- Available records:
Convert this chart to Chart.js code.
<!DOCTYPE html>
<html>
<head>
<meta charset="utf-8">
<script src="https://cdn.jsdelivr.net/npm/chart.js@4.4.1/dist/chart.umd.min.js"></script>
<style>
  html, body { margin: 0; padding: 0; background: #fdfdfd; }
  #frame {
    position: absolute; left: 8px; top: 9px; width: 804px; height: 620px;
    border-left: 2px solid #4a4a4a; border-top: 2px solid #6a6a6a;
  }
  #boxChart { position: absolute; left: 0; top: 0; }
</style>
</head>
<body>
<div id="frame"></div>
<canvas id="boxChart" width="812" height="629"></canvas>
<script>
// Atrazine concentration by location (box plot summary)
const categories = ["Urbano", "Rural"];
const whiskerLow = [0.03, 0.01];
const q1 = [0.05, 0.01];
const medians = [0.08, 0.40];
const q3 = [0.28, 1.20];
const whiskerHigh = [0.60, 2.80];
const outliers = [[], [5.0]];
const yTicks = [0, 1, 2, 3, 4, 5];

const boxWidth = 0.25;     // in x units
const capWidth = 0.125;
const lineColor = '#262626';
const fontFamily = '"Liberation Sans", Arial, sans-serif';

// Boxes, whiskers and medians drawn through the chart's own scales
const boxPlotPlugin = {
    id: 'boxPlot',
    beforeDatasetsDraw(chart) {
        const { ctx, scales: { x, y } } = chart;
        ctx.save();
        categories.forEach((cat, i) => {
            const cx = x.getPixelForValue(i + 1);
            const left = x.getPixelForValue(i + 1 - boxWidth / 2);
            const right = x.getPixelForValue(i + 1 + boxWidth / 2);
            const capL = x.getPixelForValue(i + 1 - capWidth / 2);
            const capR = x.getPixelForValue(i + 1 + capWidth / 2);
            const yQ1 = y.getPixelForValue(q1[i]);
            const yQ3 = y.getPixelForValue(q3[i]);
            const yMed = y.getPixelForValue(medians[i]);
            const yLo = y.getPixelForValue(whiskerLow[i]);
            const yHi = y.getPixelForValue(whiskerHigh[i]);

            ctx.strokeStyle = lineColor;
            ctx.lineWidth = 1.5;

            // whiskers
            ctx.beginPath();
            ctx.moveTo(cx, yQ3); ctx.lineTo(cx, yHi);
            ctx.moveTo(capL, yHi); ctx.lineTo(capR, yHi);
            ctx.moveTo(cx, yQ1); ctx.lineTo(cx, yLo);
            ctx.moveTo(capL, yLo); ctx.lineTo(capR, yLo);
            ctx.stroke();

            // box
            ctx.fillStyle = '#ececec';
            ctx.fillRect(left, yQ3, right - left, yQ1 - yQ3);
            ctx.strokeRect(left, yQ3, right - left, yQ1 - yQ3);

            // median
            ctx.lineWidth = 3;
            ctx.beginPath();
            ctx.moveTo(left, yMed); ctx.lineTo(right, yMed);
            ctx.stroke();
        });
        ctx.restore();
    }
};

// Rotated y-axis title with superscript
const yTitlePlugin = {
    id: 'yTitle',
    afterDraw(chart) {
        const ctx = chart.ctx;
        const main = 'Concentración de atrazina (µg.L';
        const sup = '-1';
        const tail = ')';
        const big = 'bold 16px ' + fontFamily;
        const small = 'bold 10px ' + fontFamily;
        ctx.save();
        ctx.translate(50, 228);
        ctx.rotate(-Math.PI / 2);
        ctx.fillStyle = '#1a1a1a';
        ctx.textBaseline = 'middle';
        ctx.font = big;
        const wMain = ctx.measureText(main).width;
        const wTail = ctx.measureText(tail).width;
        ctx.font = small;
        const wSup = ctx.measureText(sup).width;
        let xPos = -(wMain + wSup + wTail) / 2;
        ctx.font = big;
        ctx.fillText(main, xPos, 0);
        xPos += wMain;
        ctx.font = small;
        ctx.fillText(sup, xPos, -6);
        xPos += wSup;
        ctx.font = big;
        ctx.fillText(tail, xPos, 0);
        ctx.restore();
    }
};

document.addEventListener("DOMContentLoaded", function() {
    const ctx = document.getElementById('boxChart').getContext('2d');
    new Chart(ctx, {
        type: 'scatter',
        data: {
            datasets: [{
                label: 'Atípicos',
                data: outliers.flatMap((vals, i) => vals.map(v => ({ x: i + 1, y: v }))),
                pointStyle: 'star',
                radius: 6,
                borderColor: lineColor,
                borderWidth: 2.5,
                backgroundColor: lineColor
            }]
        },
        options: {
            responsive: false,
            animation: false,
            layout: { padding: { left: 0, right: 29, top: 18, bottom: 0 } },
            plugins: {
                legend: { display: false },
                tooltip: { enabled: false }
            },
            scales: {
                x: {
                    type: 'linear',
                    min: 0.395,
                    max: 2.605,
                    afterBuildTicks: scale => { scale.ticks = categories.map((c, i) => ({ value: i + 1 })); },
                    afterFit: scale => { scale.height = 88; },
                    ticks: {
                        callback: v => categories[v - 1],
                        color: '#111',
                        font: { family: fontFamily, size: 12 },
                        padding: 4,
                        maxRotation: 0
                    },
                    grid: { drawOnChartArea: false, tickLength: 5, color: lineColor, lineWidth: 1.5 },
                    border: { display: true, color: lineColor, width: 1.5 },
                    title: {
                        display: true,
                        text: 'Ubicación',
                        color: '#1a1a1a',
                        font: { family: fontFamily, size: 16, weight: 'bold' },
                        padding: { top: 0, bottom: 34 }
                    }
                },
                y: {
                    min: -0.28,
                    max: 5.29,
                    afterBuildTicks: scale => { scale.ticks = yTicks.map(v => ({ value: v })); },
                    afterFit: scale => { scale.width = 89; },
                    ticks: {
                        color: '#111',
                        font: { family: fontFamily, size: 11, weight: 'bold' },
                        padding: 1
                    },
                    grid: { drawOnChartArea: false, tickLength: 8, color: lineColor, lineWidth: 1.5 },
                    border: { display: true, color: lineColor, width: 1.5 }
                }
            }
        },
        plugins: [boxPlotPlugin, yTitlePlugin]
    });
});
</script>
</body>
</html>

---

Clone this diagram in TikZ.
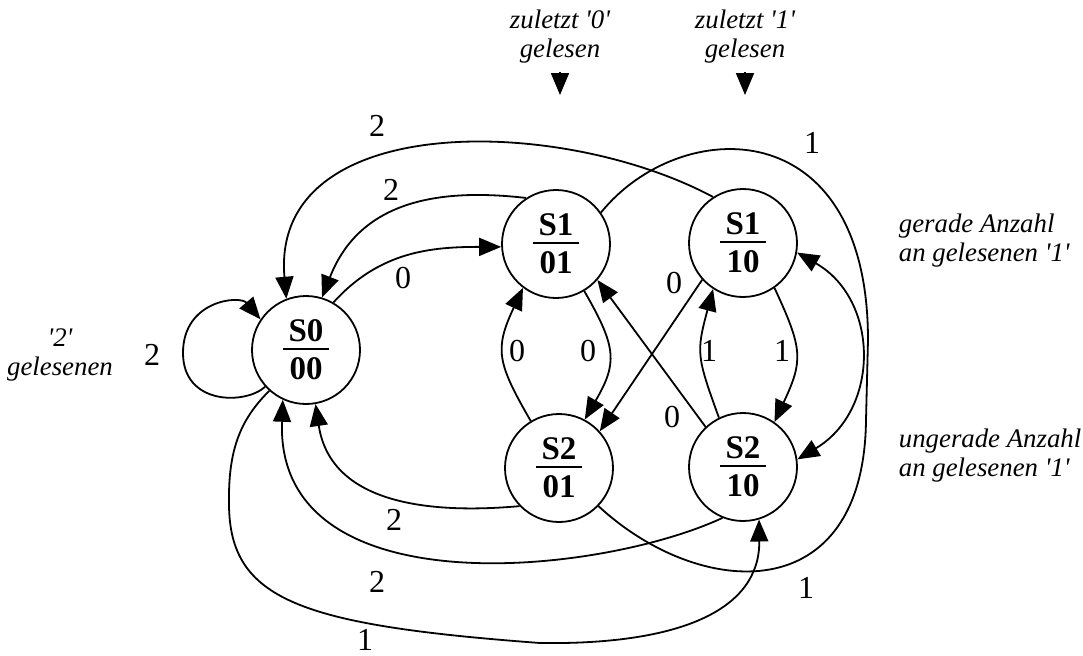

- Problem requirements:
Determine the count of lines in the data above with the string "this" in them, and give that count alone.

- Expected output:
2